Jason Lydiate

Personal information
- Full name: Jason Lee Lydiate
- Date of birth: 29 October 1971 (age 53)
- Place of birth: Manchester, England
- Position(s): Defender

Youth career
- 1987–1990: Manchester United

Senior career*
- Years: Team / Apps / (Gls)
- 1990–1992: Manchester United / 0 / (0)
- 1992–1995: Bolton Wanderers / 30 / (0)
- 1995–1998: Blackpool / 87 / (2)
- 1998–1999: Scarborough / 27 / (1)
- 1999: → Rochdale (loan) / 14 / (1)
- 1999: Finn Harps / 1 / (0)
- 2003: Hyde United / 10 / (0)
- Total:  / 168 / (4)

= Jason Lydiate =

English footballer and coach

Jason Lee Lydiate (born 29 October 1971) is an English former professional footballer. He is a coach with Rochdale.

==Career==
Born in Manchester, Lydiate who played as a right-back, began his career as a trainee with Alex Ferguson's Manchester United in 1990. After two years at Old Trafford, he joined Bolton Wanderers on a free transfer.

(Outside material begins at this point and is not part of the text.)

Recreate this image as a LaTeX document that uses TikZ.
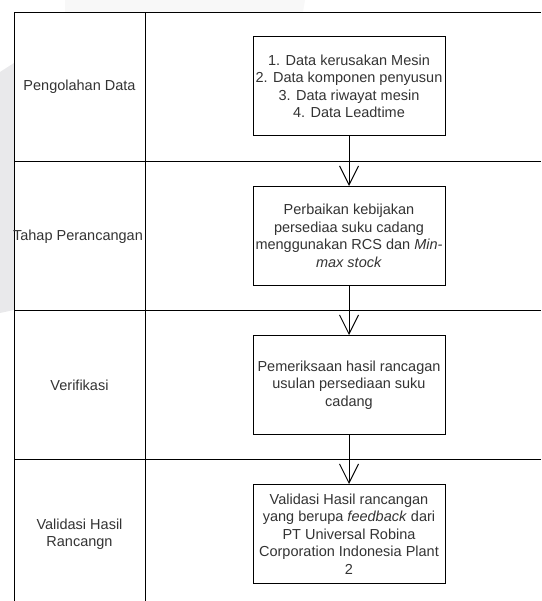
\documentclass[tikz,border=0pt]{standalone}
\usepackage{fontspec}
\setmainfont{Liberation Sans}
\usetikzlibrary{arrows.meta}
\definecolor{txt}{HTML}{333333}
\definecolor{wm}{HTML}{E9E9EB}
\definecolor{wmtop}{HTML}{F8F8F8}
\tikzset{
  lane/.style={line width=1pt, draw=black},
  procbox/.style={draw=black, line width=1pt, minimum width=192pt, minimum height=99pt,
    align=center, text=txt, inner sep=2pt, font=\fontsize{14.5pt}{17.5pt}\selectfont},
  lanelabel/.style={align=center, text=txt, inner sep=0pt, font=\fontsize{14.5pt}{17.5pt}\selectfont},
  flow/.style={line width=1pt, draw=black, -{Straight Barb[length=19pt,width=19pt,line width=1pt]}}
}
\begin{document}
\begin{tikzpicture}[x=1pt,y=-1pt]
\useasboundingbox (0,0) rectangle (541,601);
% faint watermark
\fill[wm] (0,72) -- (14,63) -- (14,310) -- (0,313) -- cycle;
\fill[wmtop] (65,0) -- (305,0) -- (303,12) -- (65,12) -- cycle;
% swimlane grid
\draw[lane] (14,601) -- (14,13) -- (541,13);
\draw[lane] (145,13) -- (145,601);
\draw[lane] (14,161.5) -- (541,161.5);
\draw[lane] (14,310.5) -- (541,310.5);
\draw[lane] (14,459.5) -- (541,459.5);
% lane labels
\node[lanelabel] (l1) at (79.5,87) {Pengolahan Data};
\node[lanelabel] (l2) at (78,237) {Tahap Perancangan};
\node[lanelabel] (l3) at (79.5,385) {Verifikasi};
\node[lanelabel] (l4) at (79.5,534) {Validasi Hasil\\Rancangn};
% process boxes
\node[procbox] (b1) at (349,86.5) {1. Data kerusakan Mesin\\2. Data komponen penyusun\\3. Data riwayat mesin\\4. Data Leadtime};
\node[procbox] (b2) at (349,236) {Perbaikan kebijakan\\persediaa suku cadang\\menggunakan RCS dan \textit{Min-}\\\textit{max stock}};
\node[procbox] (b3) at (349,385) {Pemeriksaan hasil rancagan\\usulan persediaan suku\\cadang};
\node[procbox] (b4) at (349,534) {Validasi Hasil rancangan\\yang berupa \textit{feedback} dari\\PT Universal Robina\\Corporation Indonesia Plant\\2};
% connectors
\draw[flow] (b1) -- (b2);
\draw[flow] (b2) -- (b3);
\draw[flow] (b3) -- (b4);
\end{tikzpicture}
\end{document}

After averaging just ten league appearances per season for Wanderers in three seasons, in 1995 Lydiate was snapped up by Sam Allardyce at Blackpool for a fee of £75,000. He went on to make 87 appearances for the Seasiders in three years, before moving to the east coast to join Scarborough.

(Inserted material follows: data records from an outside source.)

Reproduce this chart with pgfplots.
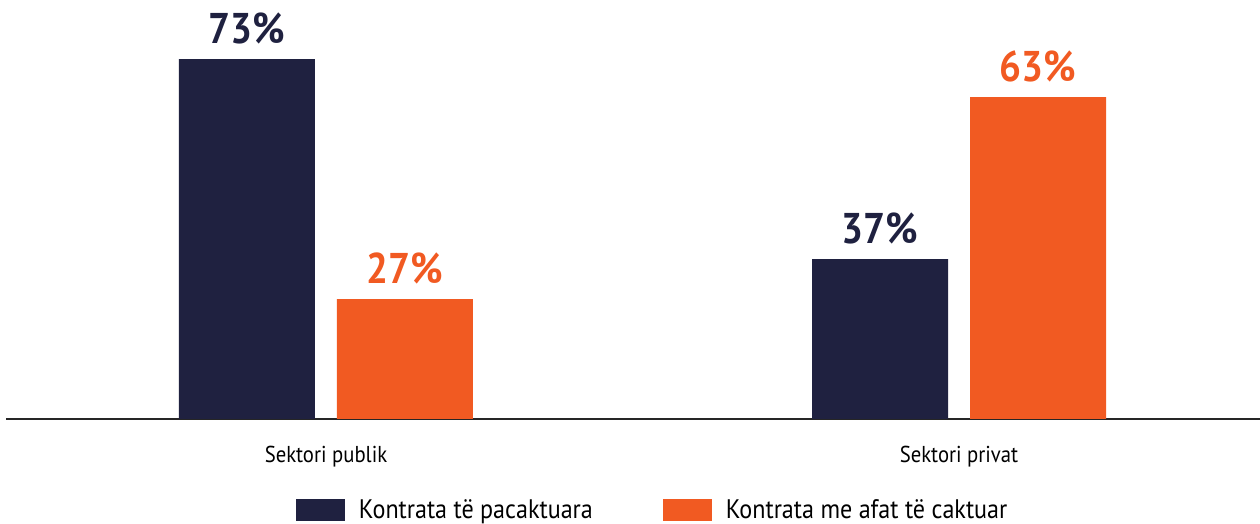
\documentclass[border=0pt]{standalone}
\usepackage{pgfplots}
\pgfplotsset{compat=1.18}
\usepackage{fontspec}
\setmainfont{PT Sans}[FakeStretch=0.9]
\definecolor{darknavy}{HTML}{1F2140}
\definecolor{orng}{HTML}{F15A22}
\begin{document}
\begin{tikzpicture}
\useasboundingbox (0,0) rectangle (630pt,262pt);
\begin{axis}[
  at={(3pt,52.5pt)}, anchor=south west,
  scale only axis, width=627pt, height=209.5pt,
  ybar=11pt, bar width=68pt,
  xmin=-0.5055, xmax=1.4755, ymin=0, ymax=84.96,
  axis x line=bottom, axis y line=none,
  axis line style={-, black!85, line width=0.6pt},
  xtick={0,1}, xticklabels={Sektori publik, Sektori privat},
  xtick style={draw=none},
  xticklabel style={font=\fontsize{11.5}{13}\selectfont, text=black, yshift=-8pt},
  point meta=explicit,
  /pgf/number format/assume math mode=true,
  nodes near coords={\pgfmathprintnumber{\pgfplotspointmeta}\%},
  nodes near coords style={font=\fontsize{21.5}{23}\selectfont\bfseries, yshift=4pt},
  legend columns=2,
  legend style={draw=none, at={(0.5165,-0.2175)}, anchor=center, inner sep=0pt,
    font=\fontsize{13.4}{15}\selectfont,
    /tikz/every odd column/.append style={column sep=5pt},
    /tikz/every even column/.append style={column sep=33pt}},
  legend image code/.code={\fill[#1] (0pt,-5.5pt) rectangle (24.5pt,5.5pt);},
]
\addplot[fill=darknavy, draw=none, every node near coord/.append style={text=darknavy}]
  coordinates {(0,72.99) [73] (1,32.44) [37]};
\addplot[fill=orng, draw=none, every node near coord/.append style={text=orng}]
  coordinates {(0,24.33) [27] (1,65.29) [63]};
\legend{Kontrata të pacaktuara, Kontrata me afat të caktuar}
\end{axis}
\end{tikzpicture}
\end{document}
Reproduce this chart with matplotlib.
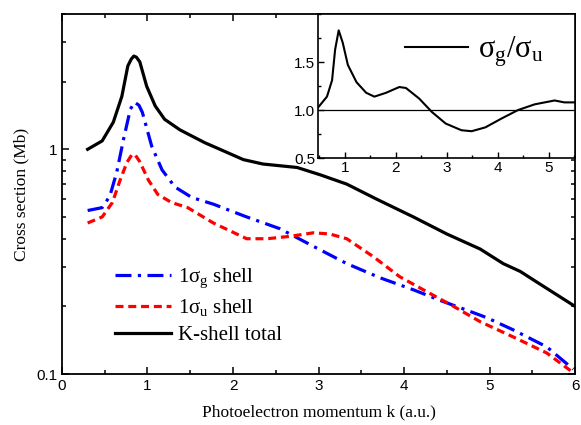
import numpy as np
import matplotlib
matplotlib.use('Agg')
import matplotlib.pyplot as plt
from matplotlib.ticker import MultipleLocator, FixedLocator, NullFormatter, LogLocator

# --- данные ---
k_total = [0.30, 0.47, 0.60, 0.70, 0.77, 0.81, 0.84, 0.87, 0.91, 0.99, 1.09, 1.20, 1.38,
           1.67, 1.77, 2.12, 2.35, 2.75, 3.02, 3.33, 3.68, 4.11, 4.50, 4.89, 5.16, 5.36,
           5.55, 6.00]
sigma_total = [1.00, 1.09, 1.32, 1.72, 2.35, 2.52, 2.60, 2.57, 2.45, 1.91, 1.56, 1.36, 1.22,
               1.07, 1.03, 0.90, 0.86, 0.83, 0.77, 0.70, 0.60, 0.50, 0.42, 0.36, 0.31, 0.286,
               0.257, 0.20]

k_g = [0.30, 0.47, 0.56, 0.64, 0.72, 0.80, 0.85, 0.90, 0.94, 1.05, 1.17, 1.32, 1.52, 1.77,
       2.16, 2.55, 2.94, 3.33, 3.72, 4.11, 4.46, 4.66, 4.97, 5.28, 5.67, 5.98]
sigma_g = [0.534, 0.55, 0.62, 0.79, 1.11, 1.51, 1.62, 1.57, 1.46, 1.03, 0.81, 0.68, 0.61,
           0.57, 0.50, 0.443, 0.37, 0.31, 0.268, 0.237, 0.21, 0.197, 0.178, 0.157, 0.132,
           0.105]

k_u = [0.30, 0.47, 0.59, 0.68, 0.76, 0.82, 0.86, 0.91, 1.01, 1.12, 1.28, 1.47, 1.77, 2.16,
       2.40, 2.67, 2.94, 3.13, 3.33, 3.64, 3.95, 4.27, 4.54, 4.89, 5.28, 5.67, 6.00]
sigma_u = [0.47, 0.50, 0.58, 0.73, 0.875, 0.95, 0.94, 0.88, 0.73, 0.63, 0.58, 0.55, 0.47,
           0.40, 0.40, 0.41, 0.425, 0.42, 0.40, 0.333, 0.271, 0.232, 0.204, 0.171, 0.146,
           0.124, 0.10]

k_ratio = [0.48, 0.65, 0.75, 0.81, 0.88, 0.96, 1.06, 1.23, 1.42, 1.58, 1.81, 2.07, 2.20,
           2.46, 2.71, 2.98, 3.29, 3.49, 3.76, 4.07, 4.40, 4.73, 5.12, 5.31, 5.50]
ratio = [1.03, 1.14, 1.31, 1.63, 1.83, 1.70, 1.47, 1.29, 1.18, 1.14, 1.18, 1.24, 1.23,
         1.12, 0.98, 0.86, 0.79, 0.78, 0.82, 0.91, 1.00, 1.06, 1.10, 1.08, 1.08]

plt.rcParams['font.family'] = ['Liberation Sans', 'DejaVu Sans']
plt.rcParams['mathtext.fontset'] = 'custom'
plt.rcParams['mathtext.rm'] = 'Liberation Serif'
plt.rcParams['mathtext.it'] = 'Liberation Serif:italic'

SERIF = ['Liberation Serif', 'DejaVu Serif']

fig = plt.figure(figsize=(5.81, 4.25), dpi=100)
ax = fig.add_axes([0.1067, 0.12, 0.883, 0.847])

lw = 2.3
ax.plot(k_g, sigma_g, color='#0000ff', lw=lw, linestyle=(0, (5, 2, 1, 2)),
        label='1σ$_\\mathrm{g}$ shell')
ax.plot(k_u, sigma_u, color='#ff0000', lw=lw, linestyle=(0, (2.5, 1.5)),
        label='1σ$_\\mathrm{u}$ shell')
ax.plot(k_total, sigma_total, color='black', lw=lw, label='K-shell total')

ax.set_yscale('log')
ax.set_xlim(0, 6)
ax.set_ylim(0.1, 4)
ax.xaxis.set_major_locator(MultipleLocator(1))
ax.xaxis.set_minor_locator(MultipleLocator(0.5))
ax.yaxis.set_major_locator(FixedLocator([0.1, 1]))
ax.yaxis.set_minor_locator(LogLocator(base=10, subs=np.arange(2, 10)))
ax.yaxis.set_minor_formatter(NullFormatter())
ax.set_yticklabels(['0.1', '1'])
ax.tick_params(which='both', direction='in', top=True, right=True, labelsize=11, width=1.1)
ax.tick_params(which='major', length=5)
ax.tick_params(which='minor', length=3)
for s in ax.spines.values():
    s.set_linewidth(1.3)

ax.set_xlabel('Photoelectron momentum k (a.u.)', family=SERIF, fontsize=12.5, labelpad=8)
ax.set_ylabel('Cross section (Mb)', family=SERIF, fontsize=12.5, labelpad=5)

leg = ax.legend(loc='center left', bbox_to_anchor=(0.198, 0.28), bbox_transform=fig.transFigure,
                frameon=False, borderpad=0, borderaxespad=0, handlelength=2.7,
                handletextpad=0.3, labelspacing=0.35, prop={'family': SERIF, 'size': 15})

# --- вставка: отношение сечений ---
ins = fig.add_axes([0.547, 0.628, 0.4427, 0.339])
ins.plot(k_ratio, ratio, color='black', lw=1.5, label='σ$_\\mathrm{g}$/σ$_\\mathrm{u}$')
ins.axhline(1.0, color='black', lw=0.9)
ins.set_xlim(0.47, 5.52)
ins.set_ylim(0.5, 2.0)
ins.xaxis.set_major_locator(MultipleLocator(1))
ins.xaxis.set_minor_locator(MultipleLocator(0.5))
ins.yaxis.set_major_locator(FixedLocator([0.5, 1.0, 1.5]))
ins.yaxis.set_minor_locator(MultipleLocator(0.25))
ins.set_yticklabels(['0.5', '1.0', '1.5'])
ins.tick_params(which='both', direction='in', labelsize=11, width=1.0, pad=2)
ins.tick_params(which='major', length=4)
ins.tick_params(which='minor', length=2.5)
for s in ins.spines.values():
    s.set_linewidth(1.2)
ins.legend(loc='center left', bbox_to_anchor=(0.697, 0.878), bbox_transform=fig.transFigure,
           frameon=False, borderpad=0, borderaxespad=0, handlelength=2.05,
           handletextpad=0.33, prop={'family': SERIF, 'size': 22})

fig.savefig('out.png', dpi=100)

Towards the end of his stay at the McCain Stadium, Lydiate was loaned out to Rochdale. He was one of three players owed money by 'Boro upon their release from the club. A transfer embargo was placed on the club until the debts to the players were paid. He later joined Finn Harps on a short-term contract. In his only match for the club, he shot past his own keeper from outside the box. He later joined Hyde United in 2003, for whom he made 10 appearances.